Difende anche suo padre?

«Certo. Se non fosse stato così rigido non credo che Andre avrebbe giocato a tennis e non sarebbe mai arrivato dov'è».

E Richard, il padre delle sorelle Williams?

«Ah, il migliore. Un pazzo come me. Fino a 14 anni non ha mai fatto partecipare le figlie a un torneo: tutti lo criticavano, ma i record parlano per lui. E ci tengo a dire una cosa: io non ero l'allenatore di Venus e Serena, ero parte del team Williams, il coach era lui».

La vittoria più grande?

«Wimbledon nel '92, con Agassi. E poi il programma Ashe-Bollettieri nelle città, per allenare gratis i bambini senza possibilità economiche».

Il migliore che ha allenato?

«Tutti, e tutti diversi. Becker era molto disciplinato, Monica Seles colpiva una quantità di palline, Jim Courier un grande lavoratore, Agassi era speciale, la Sharapova molto disciplinata, Martina Hingis fortissima di testa, la Jankovic un'atleta eccellente, Venus e Serena Williams - che posso dire?»

La delusione più cocente?

«Marcelo Ríos, la prova che il talento da solo non basta».

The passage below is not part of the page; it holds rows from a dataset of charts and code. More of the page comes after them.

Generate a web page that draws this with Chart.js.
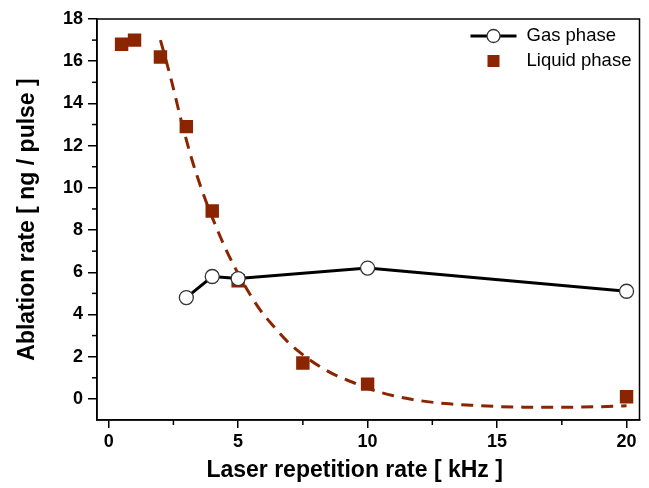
<!DOCTYPE html>
<html>
<head>
<meta charset="utf-8">
<script src="https://cdn.jsdelivr.net/npm/chart.js@4.4.1/dist/chart.umd.min.js"></script>
<style>
  html, body { margin: 0; padding: 0; background: #fff; }
  #wrap { width: 649px; height: 488px; }
</style>
</head>
<body>
<div id="wrap"><canvas id="myChart" width="649" height="488"></canvas></div>
<script>
// gas phase (open circles, solid line)
const gasX = [3, 4, 5, 10, 20];
const gasY = [4.8, 5.8, 5.7, 6.2, 5.1];

// liquid phase (filled squares)
const liquidX = [0.5, 1, 2, 3, 4, 5, 7.5, 10, 20];
const liquidY = [16.8, 17.0, 16.2, 12.9, 8.9, 5.6, 1.7, 0.7, 0.1];

// dashed fit curve
const fitX = [2.0, 2.4, 2.8, 3.2, 3.6, 4.0, 4.6, 5.2, 5.8, 6.4, 7.0, 7.6, 8.2, 8.8, 9.4, 10, 11, 12, 13, 14, 15, 16, 17, 18, 19, 20];
const fitY = [17.0, 15.2, 13.2, 11.4, 9.9, 8.6, 6.9, 5.5, 4.3, 3.4, 2.6, 2.0, 1.5, 1.1, 0.8, 0.5, 0.15, -0.08, -0.22, -0.3, -0.36, -0.39, -0.4, -0.39, -0.37, -0.33];

const xTicks = [0, 5, 10, 15, 20];
const xMinor = [2.5, 7.5, 12.5, 17.5];
const yTicks = [0, 2, 4, 6, 8, 10, 12, 14, 16, 18];
const yMinor = [1, 3, 5, 7, 9, 11, 13, 15, 17];

const xTitle = 'Laser repetition rate [ kHz ]';
const yTitle = 'Ablation rate [ ng / pulse ]';

const red = '#8b2500';
const fam = '"Liberation Sans", Arial, sans-serif';
const pts = (xs, ys) => xs.map((x, i) => ({ x: x, y: ys[i] }));

// frame, minor ticks, axis titles and legend
const extras = {
    id: 'extras',
    afterDraw(chart) {
        const ctx = chart.ctx;
        const a = chart.chartArea;
        const sx = chart.scales.x, sy = chart.scales.y;
        ctx.save();
        ctx.strokeStyle = '#000';
        ctx.lineWidth = 1.5;
        ctx.strokeRect(a.left, a.top, a.right - a.left, a.bottom - a.top);
        xMinor.forEach(v => {
            const p = sx.getPixelForValue(v);
            ctx.beginPath(); ctx.moveTo(p, a.bottom); ctx.lineTo(p, a.bottom + 5); ctx.stroke();
        });
        yMinor.forEach(v => {
            const p = sy.getPixelForValue(v);
            ctx.beginPath(); ctx.moveTo(a.left, p); ctx.lineTo(a.left - 5, p); ctx.stroke();
        });

        // axis titles
        ctx.fillStyle = '#000';
        ctx.font = 'bold 23px ' + fam;
        ctx.textAlign = 'center';
        ctx.textBaseline = 'middle';
        ctx.fillText(xTitle, sx.getPixelForValue(9.5), 471);
        ctx.save();
        ctx.translate(28, (a.top + a.bottom) / 2);
        ctx.rotate(-Math.PI / 2);
        ctx.fillText(yTitle, 0, 0);
        ctx.restore();

        // legend
        ctx.font = '18.5px ' + fam;
        ctx.textAlign = 'left';
        const sym = a.right - 146, tx = a.right - 113;
        let row = a.top + 17;
        ctx.strokeStyle = '#000';
        ctx.lineWidth = 3;
        ctx.beginPath(); ctx.moveTo(sym - 23, row); ctx.lineTo(sym + 23, row); ctx.stroke();
        ctx.beginPath(); ctx.arc(sym, row, 6.5, 0, Math.PI * 2);
        ctx.fillStyle = '#fff'; ctx.fill();
        ctx.lineWidth = 1.3; ctx.strokeStyle = '#333'; ctx.stroke();
        ctx.fillStyle = '#000';
        ctx.fillText(chart.data.datasets[0].label, tx, row);
        row += 25;
        ctx.fillStyle = red;
        ctx.fillRect(sym - 6, row - 6, 12, 12);
        ctx.fillStyle = '#000';
        ctx.fillText(chart.data.datasets[1].label, tx, row);
        ctx.restore();
    }
};

const ctx = document.getElementById('myChart').getContext('2d');
const myChart = new Chart(ctx, {
    type: 'scatter',
    data: {
        datasets: [{
            label: 'Gas phase',
            data: pts(gasX, gasY),
            showLine: true,
            borderColor: '#000',
            borderWidth: 3,
            pointStyle: 'circle',
            pointRadius: 7,
            pointBorderWidth: 1.3,
            pointBorderColor: '#333',
            pointBackgroundColor: '#fff',
            order: 0
        }, {
            label: 'Liquid phase',
            data: pts(liquidX, liquidY),
            pointStyle: 'rect',
            pointRadius: 9.5,
            pointBorderWidth: 0,
            backgroundColor: red,
            borderColor: red,
            order: 2
        }, {
            label: 'fit',
            data: pts(fitX, fitY),
            showLine: true,
            borderColor: red,
            borderWidth: 3,
            borderDash: [12, 8],
            cubicInterpolationMode: 'monotone',
            pointRadius: 0,
            order: 1
        }]
    },
    options: {
        responsive: false,
        animation: false,
        layout: { padding: { top: 19, right: 8, left: 0, bottom: 0 } },
        plugins: { legend: { display: false }, tooltip: { enabled: false } },
        scales: {
            x: {
                type: 'linear',
                min: -0.45,
                max: 20.5,
                afterBuildTicks: s => { s.ticks = xTicks.map(v => ({ value: v })); },
                afterFit: s => { s.height = 68; },
                grid: { drawOnChartArea: false, drawTicks: true, tickLength: 8, color: '#000', lineWidth: 1.5 },
                border: { display: true, color: '#000', width: 1.5 },
                ticks: {
                    color: '#000',
                    padding: 3,
                    maxRotation: 0,
                    font: { family: fam, size: 18, weight: 'bold' }
                }
            },
            y: {
                min: -1,
                max: 18,
                afterBuildTicks: s => { s.ticks = yTicks.map(v => ({ value: v })); },
                afterFit: s => { s.width = 97; },
                grid: { drawOnChartArea: false, drawTicks: true, tickLength: 9, color: '#000', lineWidth: 1.5 },
                border: { display: true, color: '#000', width: 1.5 },
                ticks: {
                    color: '#000',
                    padding: 5,
                    font: { family: fam, size: 18, weight: 'bold' }
                }
            }
        }
    },
    plugins: [extras]
});
</script>
</body>
</html>
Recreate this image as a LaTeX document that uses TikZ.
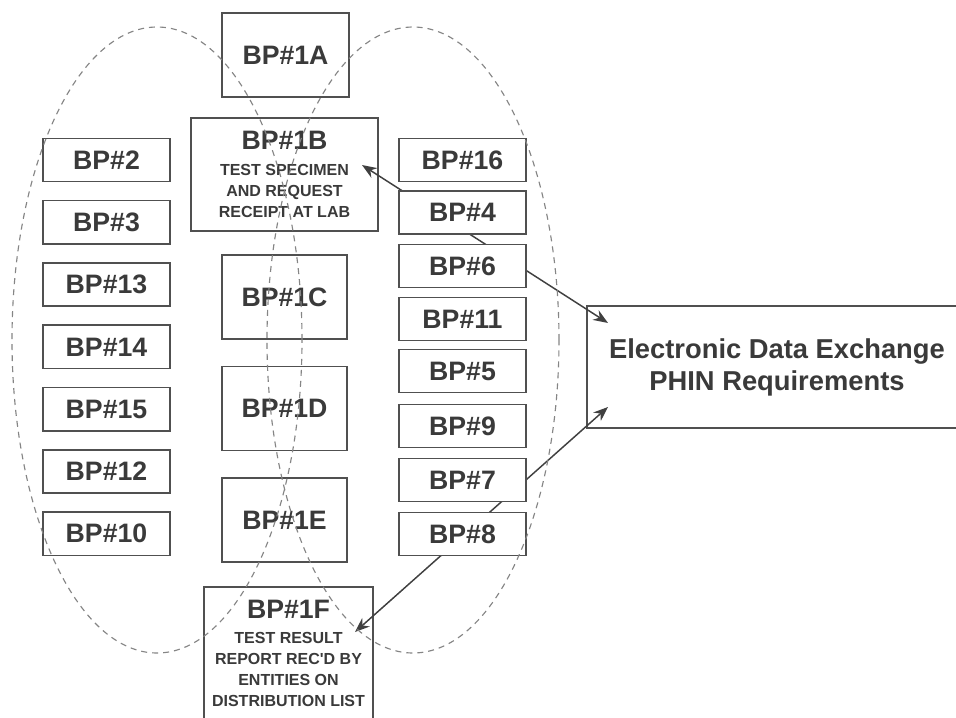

Un campione che avrebbe voluto allenare?

«Roger Federer. E un ragazzo come Nadal».

I campioni del futuro?

«Kei Nishikori: è la nostra prossima speranza. Sabine Lisicki ha tutto il talento per essere fra le migliori, ma deve lavorare sulla testa».

Che cosa pensa del tennis italiano?

«Fognini è un intrattenitore. Ha molto talento, potrebbe essere fra i primi dieci del mondo se fosse più forte mentalmente. Manca di disciplina».

E le donne?

«Ho molto rispetto per loro: Errani, Vinci, Pennetta, Schiavone sono delle combattenti. Mi ricordano la mia Raffaella Reggi: non molto talento ma un cuore enorme. Una vera guerriera.

Per questo è sempre speciale per me».